== Work to be completed ==
Copy every line of the listing exactly.

== Dataset excerpt ==
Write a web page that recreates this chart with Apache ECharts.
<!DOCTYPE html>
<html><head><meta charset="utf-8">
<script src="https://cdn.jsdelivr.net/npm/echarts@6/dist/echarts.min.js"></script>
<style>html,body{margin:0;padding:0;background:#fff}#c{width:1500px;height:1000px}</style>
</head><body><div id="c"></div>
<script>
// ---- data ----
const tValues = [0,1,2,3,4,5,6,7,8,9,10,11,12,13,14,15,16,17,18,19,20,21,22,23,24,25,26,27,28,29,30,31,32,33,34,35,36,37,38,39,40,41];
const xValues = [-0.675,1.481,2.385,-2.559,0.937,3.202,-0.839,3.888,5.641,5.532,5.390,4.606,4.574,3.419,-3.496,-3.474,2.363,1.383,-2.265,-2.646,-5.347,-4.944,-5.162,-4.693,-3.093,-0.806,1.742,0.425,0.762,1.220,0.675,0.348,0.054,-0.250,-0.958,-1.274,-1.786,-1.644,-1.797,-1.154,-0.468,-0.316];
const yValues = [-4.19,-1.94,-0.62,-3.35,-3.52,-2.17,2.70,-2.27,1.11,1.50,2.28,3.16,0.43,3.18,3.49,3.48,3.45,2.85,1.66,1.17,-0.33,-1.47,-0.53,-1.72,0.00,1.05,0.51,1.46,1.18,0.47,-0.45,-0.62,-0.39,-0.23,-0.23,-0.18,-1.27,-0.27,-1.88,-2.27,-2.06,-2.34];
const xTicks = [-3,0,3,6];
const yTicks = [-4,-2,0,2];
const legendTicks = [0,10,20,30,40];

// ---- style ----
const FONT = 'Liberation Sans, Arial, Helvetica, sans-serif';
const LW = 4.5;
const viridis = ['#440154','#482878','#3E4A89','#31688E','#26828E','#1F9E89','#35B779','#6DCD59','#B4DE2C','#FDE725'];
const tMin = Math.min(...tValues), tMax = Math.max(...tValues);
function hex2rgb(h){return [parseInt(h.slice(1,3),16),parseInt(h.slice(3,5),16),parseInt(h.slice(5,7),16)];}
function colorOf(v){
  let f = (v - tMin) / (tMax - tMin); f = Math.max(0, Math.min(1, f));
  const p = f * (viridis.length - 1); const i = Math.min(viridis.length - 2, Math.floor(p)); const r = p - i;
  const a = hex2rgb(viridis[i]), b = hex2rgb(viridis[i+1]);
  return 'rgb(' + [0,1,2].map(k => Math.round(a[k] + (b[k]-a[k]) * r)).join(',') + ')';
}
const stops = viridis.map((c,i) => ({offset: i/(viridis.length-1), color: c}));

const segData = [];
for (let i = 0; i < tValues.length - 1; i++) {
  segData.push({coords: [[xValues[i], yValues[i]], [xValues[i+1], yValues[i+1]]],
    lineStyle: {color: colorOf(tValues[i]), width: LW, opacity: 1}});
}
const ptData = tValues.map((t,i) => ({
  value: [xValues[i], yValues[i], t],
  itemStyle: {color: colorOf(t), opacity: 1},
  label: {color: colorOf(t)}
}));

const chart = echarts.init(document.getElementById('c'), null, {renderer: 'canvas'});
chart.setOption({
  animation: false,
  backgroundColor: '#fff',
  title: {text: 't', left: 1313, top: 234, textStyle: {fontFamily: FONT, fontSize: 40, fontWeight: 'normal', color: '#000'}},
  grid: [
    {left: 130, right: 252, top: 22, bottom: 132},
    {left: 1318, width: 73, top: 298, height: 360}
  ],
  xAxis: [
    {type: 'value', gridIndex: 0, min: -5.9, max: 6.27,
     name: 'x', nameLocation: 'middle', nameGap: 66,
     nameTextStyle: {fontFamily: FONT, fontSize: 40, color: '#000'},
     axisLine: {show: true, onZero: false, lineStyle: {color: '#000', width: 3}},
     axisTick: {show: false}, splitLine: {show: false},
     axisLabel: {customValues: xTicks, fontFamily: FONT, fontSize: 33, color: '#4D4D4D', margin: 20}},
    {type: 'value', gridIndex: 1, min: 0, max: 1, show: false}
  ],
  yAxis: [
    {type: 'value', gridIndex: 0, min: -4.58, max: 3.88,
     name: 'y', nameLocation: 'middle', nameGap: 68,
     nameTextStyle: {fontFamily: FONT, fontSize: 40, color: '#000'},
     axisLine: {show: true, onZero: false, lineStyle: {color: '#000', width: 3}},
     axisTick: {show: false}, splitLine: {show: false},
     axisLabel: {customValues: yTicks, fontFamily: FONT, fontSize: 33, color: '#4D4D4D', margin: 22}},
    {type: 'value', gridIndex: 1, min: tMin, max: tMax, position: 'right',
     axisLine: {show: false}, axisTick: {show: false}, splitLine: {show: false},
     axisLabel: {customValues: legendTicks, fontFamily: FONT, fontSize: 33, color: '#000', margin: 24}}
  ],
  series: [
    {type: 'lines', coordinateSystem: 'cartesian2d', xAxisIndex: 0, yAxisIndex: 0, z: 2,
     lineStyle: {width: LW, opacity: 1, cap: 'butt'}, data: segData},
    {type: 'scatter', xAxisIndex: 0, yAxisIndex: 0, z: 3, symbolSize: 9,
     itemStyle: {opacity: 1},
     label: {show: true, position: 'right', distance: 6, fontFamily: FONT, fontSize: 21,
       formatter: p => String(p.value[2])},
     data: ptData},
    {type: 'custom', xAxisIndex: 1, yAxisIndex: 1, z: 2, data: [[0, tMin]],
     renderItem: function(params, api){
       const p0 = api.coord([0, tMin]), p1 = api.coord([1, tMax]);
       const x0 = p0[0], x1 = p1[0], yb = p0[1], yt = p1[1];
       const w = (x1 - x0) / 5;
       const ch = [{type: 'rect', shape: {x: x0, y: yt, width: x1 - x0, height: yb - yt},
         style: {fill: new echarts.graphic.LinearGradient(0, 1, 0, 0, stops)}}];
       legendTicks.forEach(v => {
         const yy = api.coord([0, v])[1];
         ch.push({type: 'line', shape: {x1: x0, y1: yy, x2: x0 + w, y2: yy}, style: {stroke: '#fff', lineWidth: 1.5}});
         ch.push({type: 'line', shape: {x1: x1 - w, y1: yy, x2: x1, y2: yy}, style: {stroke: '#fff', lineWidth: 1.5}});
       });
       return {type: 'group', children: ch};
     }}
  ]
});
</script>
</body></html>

== Answer to this task ==
Write a web page that recreates this chart with Apache ECharts.
<!DOCTYPE html>
<html><head><meta charset="utf-8">
<script src="https://cdn.jsdelivr.net/npm/echarts@6/dist/echarts.min.js"></script>
<style>html,body{margin:0;padding:0;background:#fff}#c{width:1500px;height:1000px}</style>
</head><body><div id="c"></div>
<script>
// ---- data ----
const tValues = [0,1,2,3,4,5,6,7,8,9,10,11,12,13,14,15,16,17,18,19,20,21,22,23,24,25,26,27,28,29,30,31,32,33,34,35,36,37,38,39,40,41];
const xValues = [-0.675,1.481,2.385,-2.559,0.937,3.202,-0.839,3.888,5.641,5.532,5.390,4.606,4.574,3.419,-3.496,-3.474,2.363,1.383,-2.265,-2.646,-5.347,-4.944,-5.162,-4.693,-3.093,-0.806,1.742,0.425,0.762,1.220,0.675,0.348,0.054,-0.250,-0.958,-1.274,-1.786,-1.644,-1.797,-1.154,-0.468,-0.316];
const yValues = [-4.19,-1.94,-0.62,-3.35,-3.52,-2.17,2.70,-2.27,1.11,1.50,2.28,3.16,0.43,3.18,3.49,3.48,3.45,2.85,1.66,1.17,-0.33,-1.47,-0.53,-1.72,0.00,1.05,0.51,1.46,1.18,0.47,-0.45,-0.62,-0.39,-0.23,-0.23,-0.18,-1.27,-0.27,-1.88,-2.27,-2.06,-2.34];
const xTicks = [-3,0,3,6];
const yTicks = [-4,-2,0,2];
const legendTicks = [0,10,20,30,40];

// ---- style ----
const FONT = 'Liberation Sans, Arial, Helvetica, sans-serif';
const LW = 4.5;
const viridis = ['#440154','#482878','#3E4A89','#31688E','#26828E','#1F9E89','#35B779','#6DCD59','#B4DE2C','#FDE725'];
const tMin = Math.min(...tValues), tMax = Math.max(...tValues);
function hex2rgb(h){return [parseInt(h.slice(1,3),16),parseInt(h.slice(3,5),16),parseInt(h.slice(5,7),16)];}
function colorOf(v){
  let f = (v - tMin) / (tMax - tMin); f = Math.max(0, Math.min(1, f));
  const p = f * (viridis.length - 1); const i = Math.min(viridis.length - 2, Math.floor(p)); const r = p - i;
  const a = hex2rgb(viridis[i]), b = hex2rgb(viridis[i+1]);
  return 'rgb(' + [0,1,2].map(k => Math.round(a[k] + (b[k]-a[k]) * r)).join(',') + ')';
}
const stops = viridis.map((c,i) => ({offset: i/(viridis.length-1), color: c}));

const segData = [];
for (let i = 0; i < tValues.length - 1; i++) {
  segData.push({coords: [[xValues[i], yValues[i]], [xValues[i+1], yValues[i+1]]],
    lineStyle: {color: colorOf(tValues[i]), width: LW, opacity: 1}});
}
const ptData = tValues.map((t,i) => ({
  value: [xValues[i], yValues[i], t],
  itemStyle: {color: colorOf(t), opacity: 1},
  label: {color: colorOf(t)}
}));

const chart = echarts.init(document.getElementById('c'), null, {renderer: 'canvas'});
chart.setOption({
  animation: false,
  backgroundColor: '#fff',
  title: {text: 't', left: 1313, top: 234, textStyle: {fontFamily: FONT, fontSize: 40, fontWeight: 'normal', color: '#000'}},
  grid: [
    {left: 130, right: 252, top: 22, bottom: 132},
    {left: 1318, width: 73, top: 298, height: 360}
  ],
  xAxis: [
    {type: 'value', gridIndex: 0, min: -5.9, max: 6.27,
     name: 'x', nameLocation: 'middle', nameGap: 66,
     nameTextStyle: {fontFamily: FONT, fontSize: 40, color: '#000'},
     axisLine: {show: true, onZero: false, lineStyle: {color: '#000', width: 3}},
     axisTick: {show: false}, splitLine: {show: false},
     axisLabel: {customValues: xTicks, fontFamily: FONT, fontSize: 33, color: '#4D4D4D', margin: 20}},
    {type: 'value', gridIndex: 1, min: 0, max: 1, show: false}
  ],
  yAxis: [
    {type: 'value', gridIndex: 0, min: -4.58, max: 3.88,
     name: 'y', nameLocation: 'middle', nameGap: 68,
     nameTextStyle: {fontFamily: FONT, fontSize: 40, color: '#000'},
     axisLine: {show: true, onZero: false, lineStyle: {color: '#000', width: 3}},
     axisTick: {show: false}, splitLine: {show: false},
     axisLabel: {customValues: yTicks, fontFamily: FONT, fontSize: 33, color: '#4D4D4D', margin: 22}},
    {type: 'value', gridIndex: 1, min: tMin, max: tMax, position: 'right',
     axisLine: {show: false}, axisTick: {show: false}, splitLine: {show: false},
     axisLabel: {customValues: legendTicks, fontFamily: FONT, fontSize: 33, color: '#000', margin: 24}}
  ],
  series: [
    {type: 'lines', coordinateSystem: 'cartesian2d', xAxisIndex: 0, yAxisIndex: 0, z: 2,
     lineStyle: {width: LW, opacity: 1, cap: 'butt'}, data: segData},
    {type: 'scatter', xAxisIndex: 0, yAxisIndex: 0, z: 3, symbolSize: 9,
     itemStyle: {opacity: 1},
     label: {show: true, position: 'right', distance: 6, fontFamily: FONT, fontSize: 21,
       formatter: p => String(p.value[2])},
     data: ptData},
    {type: 'custom', xAxisIndex: 1, yAxisIndex: 1, z: 2, data: [[0, tMin]],
     renderItem: function(params, api){
       const p0 = api.coord([0, tMin]), p1 = api.coord([1, tMax]);
       const x0 = p0[0], x1 = p1[0], yb = p0[1], yt = p1[1];
       const w = (x1 - x0) / 5;
       const ch = [{type: 'rect', shape: {x: x0, y: yt, width: x1 - x0, height: yb - yt},
         style: {fill: new echarts.graphic.LinearGradient(0, 1, 0, 0, stops)}}];
       legendTicks.forEach(v => {
         const yy = api.coord([0, v])[1];
         ch.push({type: 'line', shape: {x1: x0, y1: yy, x2: x0 + w, y2: yy}, style: {stroke: '#fff', lineWidth: 1.5}});
         ch.push({type: 'line', shape: {x1: x1 - w, y1: yy, x2: x1, y2: yy}, style: {stroke: '#fff', lineWidth: 1.5}});
       });
       return {type: 'group', children: ch};
     }}
  ]
});
</script>
</body></html>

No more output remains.